Kurfürst Ottheinrich war Lutheraner, sein Nachfolger Friedrich III. Calvinist, dessen Sohn Ludwig VI. wieder Lutheraner und unter Johann Casimir musste die Stadt erneut reformiert glauben. „Ich möchte wissen“, überlegte Schneider, der als junger Pfarrer in Duisburg-Rheinhausen gegen die Schließung des Kruppschen Hüttenwerks gekämpft hat, „wie sich die Leute gefühlt haben, die dieses Hin und Her mitmachen mussten.“
Die Gästeliste zum 450. Geburtstag des Heidelberger Katechismus las sich spektakulär
Festakt für den Heidelberger Katechismus. 450 Jahre alt wird das calvinistische Lehrbüchlein, das Kurfürst Friedrich III. 1563 verfassen ließ und das rasch seinen Siegeszug um die Welt antrat. Die Gästeliste der Geburtstagsfeier in Heiliggeist las sich entsprechend spektakulär. Etliche Landesbischöfe waren angereist, die meisten evangelischen Dekane der Region, zig Pfarrer, Professoren und Stadträte.
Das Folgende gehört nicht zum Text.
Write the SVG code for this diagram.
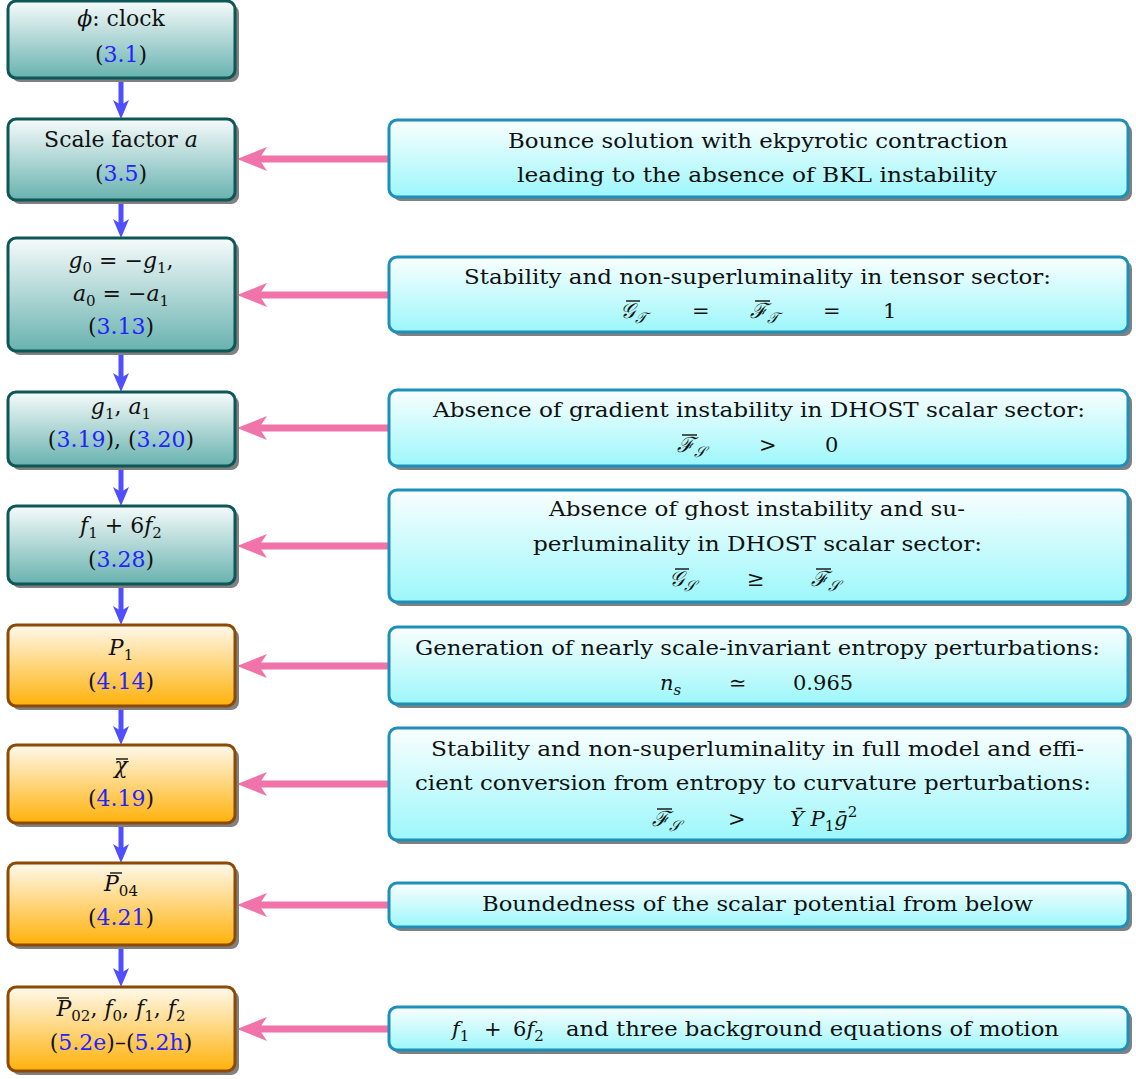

In der ersten Reihe saßen neben den Schneiders, Landesbischof Ulrich Fischer mit Frau, das Ehepaar Würzner, Erzbischof Robert Zollitsch, der Vorsitzende der Deutschen Bischofskonferenz, Prinzessin Stephanie von Baden, der Unternehmer Manfred Lautenschläger, Ministerin Theresia Bauer sowie Ministerpräsident Winfried Kretschmann mit Gattin. Die Landesmutter sorgte für das optische Highlight beim Festakt. Während alle anderen Damen in schwarz erschienen waren, trug Gerlinde Kretschmann zum mintgrünen Blazer, seidene Marlenehosen in Beige und knallrote Stöckelschuhe.
Im 16. Jahrhundert war Heidelberg eine stahlende Weltstadt
Im 16. Jahrhundert war Heidelberg eine Weltstadt. Und ein „Gesamtkunstwerk“, wie Oberbürgermeister Eckart Würzner fast sehnsüchtig bemerkte. Die Renaissancebauten des Schlosses, der Hortus Palatinus, die Neckarbrücke, die Fassade des Hauses zum Ritter, die Türme der Kirchen und die Bibliotheca Palatina auf der Empore der Heiliggeistkirche spiegelten das stolze Selbstbewusstsein der Stadt wieder, sagte Würzner beim Festakt. „Nie war Heidelberg internationaler.“
Was auf die Glaubensflüchtlinge zurückzuführen war, die aus ganz Westeuropa nach Heidelberg strömten, ergänzte Landesbischof Ulrich Fischer. Mit den Hugenotten und Wallonen kamen Weltoffenheit und Toleranz an den Neckar. Ulrich Fischer: „Die Protestantenverfolgung des 16. Jahrhunderts hatte insofern eine positive Auswirkung auf die Kurpfalz, als sie Menschen an den Hof und die Universität brachte, die das reformierte Gedankengut weiter entwickelten.“ Zachrias Ursinus beispielsweise, den Verfasser des Heidelberger Katechismus.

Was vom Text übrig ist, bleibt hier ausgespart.